“And the Lord said, ‘Indeed the people are one and they all have one language, and this is what they begin to do; now nothing that they propose to do will be withheld from them. Come, let Us go down and there confuse their language, that they may not understand one another’s speech” (Genesis 11:6-7 NKJV).

As I watched a mechanic and his helpers pull and replace the motor on the college van recently, I had one more occasion to feel resentment at the people of Babel.

Not only did the workers and I speak two very different languages, with each of us almost completely ignorant of the other’s tongue, but even the little we did understand was not helpful because when it comes to cars and mechanic’s terminology, the Banglas use entirely different English words than do Americans. Even when English was used, I still did not understand what they were trying to say.

The strange thing about the situation, however, was that when all was said and done, we managed to figure it out.
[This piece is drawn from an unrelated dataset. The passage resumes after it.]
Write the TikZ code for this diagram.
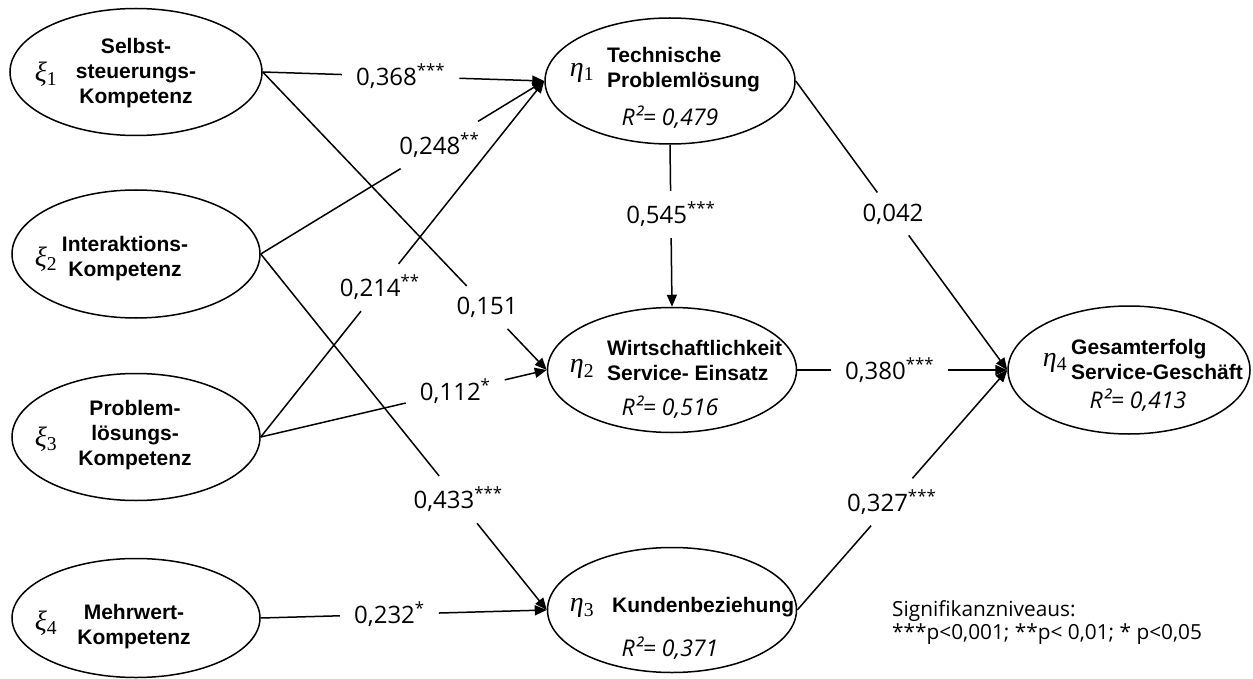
\documentclass[tikz,border=0pt]{standalone}
\usepackage[no-math]{fontspec}
\setmainfont{Open Sans}
\newfontfamily\arialfont{Liberation Sans}
\newfontfamily\greekfont{Liberation Serif}
\usetikzlibrary{shapes.geometric,arrows.meta}

\tikzset{
  construct/.style={draw, ellipse, line width=1.5pt, inner sep=0pt},
  cname/.style={font=\arialfont\bfseries\fontsize{21}{25}\selectfont, align=center, inner sep=0pt},
  cnamel/.style={cname, align=left, anchor=west},
  sym/.style={font=\greekfont\fontsize{28}{30}\selectfont, inner sep=0pt},
  rsq/.style={font=\itshape\fontsize{23}{26}\selectfont, inner sep=0pt},
  coef/.style={font=\fontsize{24}{28}\selectfont, inner xsep=14pt, inner ysep=11pt},
  link/.style={line width=1.5pt},
  arr/.style={link, -{Triangle[length=12pt,width=10pt]}},
  note/.style={font=\fontsize{20.8}{23}\selectfont, align=left, anchor=west, inner sep=0pt}
}
% Greek construct symbol with an upright index
\newcommand\csym[2]{\textit{#1}\textsubscript{#2}}

\begin{document}
\begin{tikzpicture}[x=1pt,y=-1pt]
\useasboundingbox (0,0) rectangle (1253,679);

% exogenous constructs
\node[construct, minimum width=252pt, minimum height=127pt] (x1) at (136,72) {};
\node[construct, minimum width=248pt, minimum height=128pt] (x2) at (136,254) {};
\node[construct, minimum width=248pt, minimum height=127pt] (x3) at (136,437) {};
\node[construct, minimum width=248pt, minimum height=119pt] (x4) at (136,618) {};

% endogenous constructs
\node[construct, minimum width=250pt, minimum height=126pt] (e1) at (670,81) {};
\node[construct, minimum width=249pt, minimum height=125pt] (e2) at (672,370) {};
\node[construct, minimum width=249pt, minimum height=125pt] (e3) at (672,610) {};
\node[construct, minimum width=242pt, minimum height=128pt] (e4) at (1129,370) {};

% construct texts
\node[sym] (sx1) at (46,74) {\csym{ξ}{1}};
\node[cname] (tx1) at (136,73) {Selbst-\\steuerungs-\\Kompetenz};
\node[sym] (sx2) at (46,259) {\csym{ξ}{2}};
\node[cname] (tx2) at (125,259) {Interaktions-\\Kompetenz};
\node[sym] (sx3) at (46,439) {\csym{ξ}{3}};
\node[cname] (tx3) at (135,435) {Problem-\\lösungs-\\Kompetenz};
\node[sym] (sx4) at (46,623) {\csym{ξ}{4}};
\node[cname] (tx4) at (134,627) {Mehrwert-\\Kompetenz};

\node[sym] (se1) at (582,73) {\csym{η}{1}};
\node[cnamel] (te1) at (607,70) {Technische\\Problemlösung};
\node[rsq] (re1) at (670,117) {R²= 0,479};
\node[sym] (se2) at (582,369) {\csym{η}{2}};
\node[cnamel] (te2) at (607,360) {Wirtschaftlichkeit\\Service- Einsatz};
\node[rsq] (re2) at (670,407) {R²= 0,516};
\node[sym] (se3) at (582,608) {\csym{η}{3}};
\node[cnamel] (te3) at (612,607) {Kundenbeziehung};
\node[rsq] (re3) at (670,648) {R²= 0,371};
\node[sym] (se4) at (1055,363) {\csym{η}{4}};
\node[cnamel] (te4) at (1071,359) {Gesamterfolg\\Service-Geschäft};
\node[rsq] (re4) at (1138,400) {R²= 0,413};

% path coefficients, placed on the straight connections
\path (x1.east) -- (e1.west) node[coef, pos=0.49] (c1) {0,368\textsuperscript{***}};
\path (x2.east) -- (e1.west) node[coef, pos=0.63] (c2) {0,248\textsuperscript{**}};
\path (x3.east) -- (e1.west) node[coef, pos=0.42] (c3) {0,214\textsuperscript{**}};
\path (x1.east) -- (e2.west) node[coef, pos=0.79] (c4) {0,151};
\path (x3.east) -- (e2.west) node[coef, pos=0.68] (c5) {0,112\textsuperscript{*}};
\path (x2.east) -- (e3.west) node[coef, pos=0.69] (c6) {0,433\textsuperscript{***}};
\path (x4.east) -- (e3.west) node[coef, pos=0.45] (c7) {0,232\textsuperscript{*}};
\path (e1.south) -- (e2.north) node[coef, pos=0.43] (c8) {0,545\textsuperscript{***}};
\path (e1.east) -- (e4.west) node[coef, pos=0.46] (c9) {0,042};
\path (e2.east) -- (e4.west) node[coef, pos=0.44] (c10) {0,380\textsuperscript{***}};
\path (e3.east) -- (e4.west) node[coef, pos=0.45] (c11) {0,327\textsuperscript{***}};

% connections, interrupted by their coefficients
\draw[link] (x1.east) -- (c1);  \draw[arr] (c1) -- (e1.west);
\draw[link] (x2.east) -- (c2);  \draw[arr] (c2) -- (e1.west);
\draw[link] (x3.east) -- (c3);  \draw[arr] (c3) -- (e1.west);
\draw[link] (x1.east) -- (c4);  \draw[arr] (c4) -- (e2.west);
\draw[link] (x3.east) -- (c5);  \draw[arr] (c5) -- (e2.west);
\draw[link] (x2.east) -- (c6);  \draw[arr] (c6) -- (e3.west);
\draw[link] (x4.east) -- (c7);  \draw[arr] (c7) -- (e3.west);
\draw[link] (e1.south) -- (c8); \draw[arr] (c8) -- (e2.north);
\draw[link] (e1.east) -- (c9);  \draw[arr] (c9) -- (e4.west);
\draw[link] (e2.east) -- (c10); \draw[arr] (c10) -- (e4.west);
\draw[link] (e3.east) -- (c11); \draw[arr] (c11) -- (e4.west);

% significance levels
\node[note] (sig) at (892,623) {Signifikanzniveaus:\\***p<0,001; **p< 0,01; * p<0,05};
\end{tikzpicture}
\end{document}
Between pointing at a part, using sign language, and grasping intent, I was able to decipher his diagnosis of the problem, understand his proposed solution, and agree on a course of action. Remarkable? No, not really. We had a tremendous advantage – we wanted (and needed) to understand each other, so we worked at it until we did.

How often have we discussed the common belief that different people “simply cannot understand the Bible alike?” It is too confusing, too difficult, too different from “ordinary” books. We just cannot be expected to agree on all points of doctrine.

Is it possible that the problem is not always that we cannot agree, but rather that we do not want to agree? Each has his own preconceived interpretation and is unwilling to question it. Each is motivated by pride and stubbornness, determined to be proven correct. Truth and mutual benefit seem less important somehow.

But when it comes to the practical day-to-day realities of life (like repairing a vehicle) we soon realize that we cannot let pride prevent understanding and cooperation. We see difficulties, but address them with patience and diligence until we break through the barrier and come to a solution.

If we can do that in something as ordinary as a mechanical problem with a car, surely we must realize that things pertaining to one’s eternal soul demand even more effort.

Certainly many doctrinal disagreements are based on genuine difficulties. Some biblical texts are obscure, subject to various possible understandings. Some matters (like for instance the true nature of the Trinity) may be beyond human capability.